» **What this task involves**
Omit all images. Write out the rest of the material exactly.
>> start Provided material
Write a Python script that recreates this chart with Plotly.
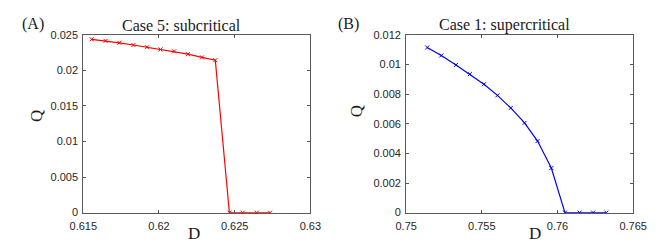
import plotly.graph_objects as go

# Case 5: subcritical
D_sub = [0.61555, 0.61647, 0.61738, 0.61831, 0.61921, 0.62010, 0.62100, 0.62191,
         0.62284, 0.62372, 0.62465, 0.62553, 0.62646, 0.62734]
Q_sub = [0.02438, 0.02416, 0.02389, 0.02358, 0.02327, 0.02295, 0.02269, 0.02229,
         0.02184, 0.02144, 0.0, 0.0, 0.0, 0.0]

# Case 1: supercritical
D_sup = [0.75139, 0.75232, 0.75329, 0.75421, 0.75514, 0.75603, 0.75691, 0.75782,
         0.75868, 0.75959, 0.76049, 0.76146, 0.76235, 0.76323]
Q_sup = [0.01115, 0.01061, 0.00997, 0.00935, 0.00867, 0.00792, 0.00707, 0.00606,
         0.00483, 0.00301, 0.0, 0.0, 0.0, 0.0]

x1_ticks = [0.615, 0.62, 0.625, 0.63]
y1_ticks = [0, 0.005, 0.01, 0.015, 0.02, 0.025]
x2_ticks = [0.75, 0.755, 0.76, 0.765]
y2_ticks = [0, 0.002, 0.004, 0.006, 0.008, 0.01, 0.012]

W, H = 667, 242

fig = go.Figure()
fig.add_trace(go.Scatter(x=D_sub, y=Q_sub, mode="lines+markers", xaxis="x", yaxis="y",
                         line=dict(color="#ff0000", width=1.2),
                         marker=dict(symbol="x-thin", size=4, line=dict(color="#ff0000", width=1)),
                         showlegend=False))
fig.add_trace(go.Scatter(x=D_sup, y=Q_sup, mode="lines+markers", xaxis="x2", yaxis="y2",
                         line=dict(color="#0000ff", width=1.2),
                         marker=dict(symbol="x-thin", size=4, line=dict(color="#0000ff", width=1)),
                         showlegend=False))

axcommon = dict(showline=True, mirror="ticks", linecolor="#5a5a5a", linewidth=1,
                ticks="inside", ticklen=3, tickcolor="#5a5a5a", showgrid=False,
                zeroline=False, tickfont=dict(family="Liberation Sans", size=11, color="#262626"))

yb, yt = (H - 209) / H, (H - 22) / H
fig.update_layout(
    width=W, height=H, margin=dict(l=0, r=0, t=0, b=0),
    paper_bgcolor="white", plot_bgcolor="white",
    xaxis=dict(domain=[64 / W, 301 / W], range=[0.615, 0.63], tickvals=x1_ticks,
               anchor="y", ticklabelstandoff=3, **axcommon),
    yaxis=dict(domain=[yb, yt], range=[0, 0.025], tickvals=y1_ticks, anchor="x",
               ticklabelstandoff=2, **axcommon),
    xaxis2=dict(domain=[401 / W, 638 / W], range=[0.75, 0.765], tickvals=x2_ticks,
                anchor="y2", ticklabelstandoff=3, **axcommon),
    yaxis2=dict(domain=[yb, yt], range=[0, 0.012], tickvals=y2_ticks, anchor="x2",
                ticklabelstandoff=2, **axcommon),
)

serif = dict(family="Liberation Serif", color="#1a1a1a")

def ann(text, px, py, size, angle=0):
    fig.add_annotation(text=text, x=px / W, y=1 - py / H, xref="paper", yref="paper",
                       showarrow=False, xanchor="center", yanchor="middle",
                       font=dict(size=size, **serif), textangle=angle)

ann("(A)", 11, 11, 16)
ann("Case 5: subcritical", 167, 12, 16)
ann("D", 180, 231, 17)
ann("Q", 15, 107, 17, -90)
ann("(B)", 341, 11, 16)
ann("Case 1: supercritical", 504, 12, 16)
ann("D", 535, 231, 17)
ann("Q", 350, 102, 17, -90)

fig.write_html("out.html")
>> end Provided material
» **Response**
Write a Python script that recreates this chart with Plotly.
import plotly.graph_objects as go

# Case 5: subcritical
D_sub = [0.61555, 0.61647, 0.61738, 0.61831, 0.61921, 0.62010, 0.62100, 0.62191,
         0.62284, 0.62372, 0.62465, 0.62553, 0.62646, 0.62734]
Q_sub = [0.02438, 0.02416, 0.02389, 0.02358, 0.02327, 0.02295, 0.02269, 0.02229,
         0.02184, 0.02144, 0.0, 0.0, 0.0, 0.0]

# Case 1: supercritical
D_sup = [0.75139, 0.75232, 0.75329, 0.75421, 0.75514, 0.75603, 0.75691, 0.75782,
         0.75868, 0.75959, 0.76049, 0.76146, 0.76235, 0.76323]
Q_sup = [0.01115, 0.01061, 0.00997, 0.00935, 0.00867, 0.00792, 0.00707, 0.00606,
         0.00483, 0.00301, 0.0, 0.0, 0.0, 0.0]

x1_ticks = [0.615, 0.62, 0.625, 0.63]
y1_ticks = [0, 0.005, 0.01, 0.015, 0.02, 0.025]
x2_ticks = [0.75, 0.755, 0.76, 0.765]
y2_ticks = [0, 0.002, 0.004, 0.006, 0.008, 0.01, 0.012]

W, H = 667, 242

fig = go.Figure()
fig.add_trace(go.Scatter(x=D_sub, y=Q_sub, mode="lines+markers", xaxis="x", yaxis="y",
                         line=dict(color="#ff0000", width=1.2),
                         marker=dict(symbol="x-thin", size=4, line=dict(color="#ff0000", width=1)),
                         showlegend=False))
fig.add_trace(go.Scatter(x=D_sup, y=Q_sup, mode="lines+markers", xaxis="x2", yaxis="y2",
                         line=dict(color="#0000ff", width=1.2),
                         marker=dict(symbol="x-thin", size=4, line=dict(color="#0000ff", width=1)),
                         showlegend=False))

axcommon = dict(showline=True, mirror="ticks", linecolor="#5a5a5a", linewidth=1,
                ticks="inside", ticklen=3, tickcolor="#5a5a5a", showgrid=False,
                zeroline=False, tickfont=dict(family="Liberation Sans", size=11, color="#262626"))

yb, yt = (H - 209) / H, (H - 22) / H
fig.update_layout(
    width=W, height=H, margin=dict(l=0, r=0, t=0, b=0),
    paper_bgcolor="white", plot_bgcolor="white",
    xaxis=dict(domain=[64 / W, 301 / W], range=[0.615, 0.63], tickvals=x1_ticks,
               anchor="y", ticklabelstandoff=3, **axcommon),
    yaxis=dict(domain=[yb, yt], range=[0, 0.025], tickvals=y1_ticks, anchor="x",
               ticklabelstandoff=2, **axcommon),
    xaxis2=dict(domain=[401 / W, 638 / W], range=[0.75, 0.765], tickvals=x2_ticks,
                anchor="y2", ticklabelstandoff=3, **axcommon),
    yaxis2=dict(domain=[yb, yt], range=[0, 0.012], tickvals=y2_ticks, anchor="x2",
                ticklabelstandoff=2, **axcommon),
)

serif = dict(family="Liberation Serif", color="#1a1a1a")

def ann(text, px, py, size, angle=0):
    fig.add_annotation(text=text, x=px / W, y=1 - py / H, xref="paper", yref="paper",
                       showarrow=False, xanchor="center", yanchor="middle",
                       font=dict(size=size, **serif), textangle=angle)

ann("(A)", 11, 11, 16)
ann("Case 5: subcritical", 167, 12, 16)
ann("D", 180, 231, 17)
ann("Q", 15, 107, 17, -90)
ann("(B)", 341, 11, 16)
ann("Case 1: supercritical", 504, 12, 16)
ann("D", 535, 231, 17)
ann("Q", 350, 102, 17, -90)

fig.write_html("out.html")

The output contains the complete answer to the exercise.